Ghosts. Goblins. Hazards around the home: Halloween is filled with potential dangers. Not only do you have to make sure your kids are safe, teaching them to stay in groups and checking their candy before they eat it, but you also have to make sure your house is safe. The following are tips on how to protect pirates, princesses, cowboys, and any other trick-or-treaters who come your way.


Keep a Light on: The general rule candy seekers live by is simple: when a porch light’s not lit, the candy has split, when a porch light is on, the candy ain’t gone. Not only does this help trick-or-treaters know which houses to hit, but a porch light also keeps the pathway bright, allowing them to see where they are going behind their monsters mask.

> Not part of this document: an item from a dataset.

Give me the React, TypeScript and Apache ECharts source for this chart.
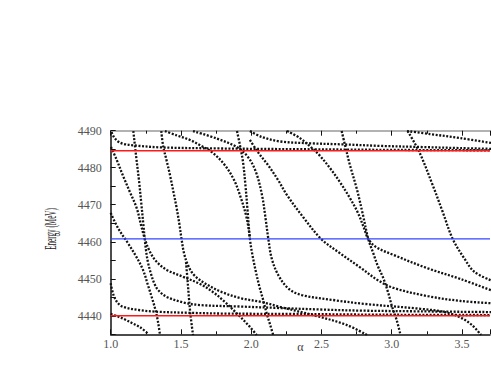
import React, { useEffect, useRef } from "react";
import * as echarts from "echarts";

const xMin = 1.0;
const xMax = 3.7;
const yMin = 4435;
const yMax = 4490;

const redLevels = [4484.6, 4440.0];
const blueLevels = [4460.8];

const curveT1: [number, number][] = [[1.006,4489.6],[1.023,4488.3],[1.052,4487.1],[1.095,4486.4],[1.173,4486.0],[1.351,4485.5],[1.778,4485.2],[2.347,4485.0],[3.059,4484.8],[3.707,4484.7]];
const curveT2: [number, number][] = [[1.991,4489.9],[2.077,4488.3],[2.205,4487.1],[2.418,4486.6],[2.653,4486.3],[2.917,4485.9],[3.201,4485.6],[3.486,4485.3],[3.707,4485.1]];
const curveT3: [number, number][] = [[3.109,4489.9],[3.273,4489.1],[3.486,4488.0],[3.707,4486.7]];
const curveL1: [number, number][] = [[1.002,4485.6],[1.043,4482.1],[1.090,4477.6],[1.137,4473.4],[1.185,4469.1],[1.216,4464.5],[1.242,4460.9],[1.273,4457.8],[1.322,4454.8],[1.399,4452.4],[1.517,4450.5],[1.636,4448.6],[1.728,4446.4],[1.814,4443.7],[1.899,4440.6],[1.991,4437.0],[2.039,4434.8]];
const curveC2: [number, number][] = [[1.161,4489.9],[1.180,4483.4],[1.201,4476.7],[1.219,4469.9],[1.233,4464.5],[1.242,4460.9],[1.251,4457.8],[1.265,4454.5],[1.287,4451.3],[1.312,4448.6],[1.339,4446.9],[1.399,4445.1],[1.517,4443.6],[1.636,4442.9],[1.920,4442.5],[2.205,4442.1],[2.490,4441.7],[2.774,4441.4],[3.201,4441.2],[3.707,4441.0]];
const curveL2: [number, number][] = [[1.000,4467.8],[1.052,4463.7],[1.123,4459.6],[1.180,4456.1],[1.230,4452.4],[1.265,4448.3],[1.294,4444.8],[1.319,4441.5],[1.337,4438.3],[1.351,4434.8]];
const curveL3: [number, number][] = [[1.000,4448.8],[1.020,4445.6],[1.052,4443.4],[1.090,4442.4],[1.209,4441.5],[1.327,4441.1],[1.564,4440.8],[1.801,4440.6],[2.276,4440.5],[2.917,4440.3],[3.707,4440.2]];
const curveL4: [number, number][] = [[1.000,4440.5],[1.052,4439.8],[1.102,4439.0],[1.159,4437.9],[1.209,4436.9],[1.265,4435.2]];
const curveC3: [number, number][] = [[1.360,4489.9],[1.374,4485.7],[1.397,4482.1],[1.422,4478.0],[1.447,4473.4],[1.468,4469.4],[1.490,4464.5],[1.504,4460.8],[1.522,4456.9],[1.550,4453.7],[1.593,4451.0],[1.678,4448.6],[1.792,4446.4],[1.920,4444.8],[2.077,4443.7],[2.205,4442.4],[2.440,4440.2],[2.682,4437.5],[2.824,4434.8]];
const curveC3b: [number, number][] = [[1.536,4454.5],[1.547,4449.6],[1.557,4444.8],[1.568,4440.2],[1.586,4434.8]];
const curveS11: [number, number][] = [[1.386,4489.9],[1.472,4488.7],[1.564,4487.5],[1.636,4486.1],[1.721,4484.2],[1.806,4481.0],[1.878,4476.7],[1.927,4471.8],[1.963,4467.2],[1.981,4463.7],[1.991,4460.8]];
const curveC4: [number, number][] = [[1.899,4489.9],[1.920,4486.1],[1.942,4481.5],[1.959,4475.3],[1.974,4468.6],[1.991,4460.8],[2.009,4456.4],[2.034,4451.8],[2.059,4447.8],[2.086,4444.2],[2.110,4440.7],[2.134,4437.7],[2.157,4434.8]];
const curveC5: [number, number][] = [[1.586,4489.9],[1.754,4487.9],[1.897,4485.6],[1.977,4482.9],[2.034,4478.8],[2.077,4472.6],[2.102,4466.4],[2.122,4460.8],[2.146,4455.5],[2.193,4451.0],[2.264,4447.4],[2.359,4445.6],[2.596,4444.2],[2.810,4443.2],[3.201,4441.9],[3.379,4441.0],[3.486,4439.6],[3.572,4437.5],[3.636,4434.8]];
const curveD: [number, number][] = [[1.991,4487.5],[2.048,4484.2],[2.120,4480.7],[2.191,4476.7],[2.255,4472.6],[2.369,4466.7],[2.497,4460.8],[2.632,4456.9],[2.782,4452.9],[2.902,4449.6],[3.016,4447.5],[3.258,4445.3],[3.493,4444.0],[3.707,4443.4]];
const curveE: [number, number][] = [[2.255,4489.9],[2.347,4488.0],[2.433,4485.3],[2.490,4483.2],[2.561,4479.9],[2.632,4476.1],[2.703,4471.8],[2.760,4467.8],[2.803,4463.7],[2.833,4460.8],[2.888,4458.6],[3.016,4456.4],[3.258,4452.8],[3.493,4449.9],[3.707,4446.9]];
const curveF: [number, number][] = [[2.644,4489.9],[2.668,4486.1],[2.703,4480.7],[2.751,4474.4],[2.796,4467.2],[2.833,4460.8],[2.869,4456.9],[2.902,4453.4],[2.940,4450.2],[2.974,4446.4],[3.002,4442.6],[3.036,4438.8],[3.063,4434.8]];
const curveG: [number, number][] = [[3.114,4489.9],[3.196,4484.3],[3.292,4475.3],[3.363,4468.1],[3.434,4460.8],[3.517,4455.5],[3.588,4451.9],[3.707,4449.6]];

const curves = [curveT1, curveT2, curveT3, curveL1, curveC2, curveL2, curveL3, curveL4, curveC3, curveC3b, curveS11, curveC4, curveC5, curveD, curveE, curveF, curveG];

const SERIF = '"Liberation Serif", "DejaVu Serif", serif';

export default function App() {
  const ref = useRef<HTMLDivElement>(null);
  useEffect(() => {
    if (!ref.current) return;
    const chart = echarts.init(ref.current, undefined, { renderer: "svg" });
    const labelFont = { fontFamily: SERIF, fontSize: 12, color: "#555" };
    const dotted = curves.map((c) => ({
      type: "line",
      data: c,
      showSymbol: false,
      smooth: 0.35,
      silent: true,
      z: 2,
      lineStyle: { color: "#111", width: 2.3, type: [2, 1.6], cap: "butt" },
    }));
    const levelSeries = [
      ...redLevels.map((v) => ({
        type: "line",
        data: [[xMin, v], [xMax, v]],
        showSymbol: false,
        silent: true,
        z: 3,
        lineStyle: { color: "#ff1a1a", width: 1.4 },
      })),
      ...blueLevels.map((v) => ({
        type: "line",
        data: [[xMin, v], [xMax, v]],
        showSymbol: false,
        silent: true,
        z: 3,
        lineStyle: { color: "#3344ff", width: 1.2 },
      })),
    ];
    chart.setOption({
      animation: false,
      backgroundColor: "#ffffff",
      grid: { left: 110.7, right: 1, top: 130.7, bottom: 47.7 },
      xAxis: [
        {
          type: "value",
          position: "bottom",
          min: xMin,
          max: xMax,
          interval: 0.5,
          name: "α",
          nameLocation: "middle",
          nameGap: 7,
          nameMoveOverlap: false,
          nameTextStyle: { fontFamily: SERIF, fontSize: 12, color: "#444" },
          axisLine: { show: true, lineStyle: { color: "#111", width: 1.5 } },
          axisTick: { show: true, inside: true, length: 5, lineStyle: { color: "#111" } },
          minorTick: { show: true, splitNumber: 2, length: 3, lineStyle: { color: "#111" } },
          axisLabel: {
            ...labelFont,
            margin: 4,
            showMaxLabel: false,
            formatter: (v: number) => v.toFixed(1),
          },
          splitLine: { show: false },
        },
        {
          type: "value",
          position: "top",
          min: xMin,
          max: xMax,
          interval: 0.5,
          axisLine: { show: true, lineStyle: { color: "#999", width: 1.5 } },
          axisTick: { show: true, inside: true, length: 5, lineStyle: { color: "#111" } },
          minorTick: { show: true, splitNumber: 2, length: 3, lineStyle: { color: "#111" } },
          axisLabel: { show: false },
          splitLine: { show: false },
        },
      ],
      yAxis: {
        type: "value",
        min: yMin,
        max: yMax,
        interval: 5,
        axisLine: { show: true, lineStyle: { color: "#111", width: 1.5 } },
        axisTick: { show: true, inside: true, length: 5, lineStyle: { color: "#111" } },
        axisLabel: {
          ...labelFont,
          margin: 9,
          formatter: (v: number) => (Math.round(v) % 10 === 0 ? String(Math.round(v)) : ""),
        },
        splitLine: { show: false },
      },
      graphic: [
        {
          type: "text",
          x: 50,
          y: 229,
          rotation: Math.PI / 2,
          scaleX: 0.42,
          style: {
            text: "Energy (MeV)",
            font: '17px "Liberation Serif"',
            fill: "#222",
            textAlign: "center",
            textVerticalAlign: "middle",
          },
        },
      ],
      series: [...dotted, ...levelSeries],
    });
    return () => chart.dispose();
  }, []);
  return (
    <div
      ref={ref}
      style={{ position: "fixed", left: 0, top: 0, width: 491, height: 382 }}
    />
  );
}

Watch for Ice: Anyone who lives in a winter prone climate knows one thing: it always, always snows on Halloween. While this forces kids to take action, dressing in warmer costumers and carrying hot chocolate, it also causes home owners to react: the path, the driveway, and the sidewalk have all got to be shoveled. Not only do you need to remove snow, but you also need to de-ice: nothing will ruin a kid’s Halloween like a fall to the pavement. Doing something as simple as laying down gravel or salt can make all the difference.


Remove any obstacles: The path between the sidewalk and your front door may be filled with a variety of things: a garden hose, your child’s bicycle, a gnome. On a typical day these things might not serve as obstacles, but on Halloween it’s a whole different story. Filled with the excitement of candy, kids run up to porches, forgetting to watch where they’re going. Instead of leaving things for them to dodge, or more likely trip over, make sure the path between the street and the candy is completely clear.


Don’t leave the pumpkin lit overnight: You’ve carved the pumpkin. You’ve baked the seeds. You’ve lit the candle inside. Your pumpkin is all set to debut. As it sits on your front porch or your window sill glowing radiantly, you can’t help but be proud. No matter the pride, your pumpkin won’t last forever: avoid potential disaster and be sure to blow it out before you go to bed.


Take care of your pets: Pets aren’t big fans of Halloween. Not only are some placed in costumes and paraded around the dog park, but the repeated knocks on the doors and rings of the doorbell agitate them. Instead of subjecting them to a nervous breakdown, put them in the garage or the basement, somewhere they won’t be forced into perpetual guard duty.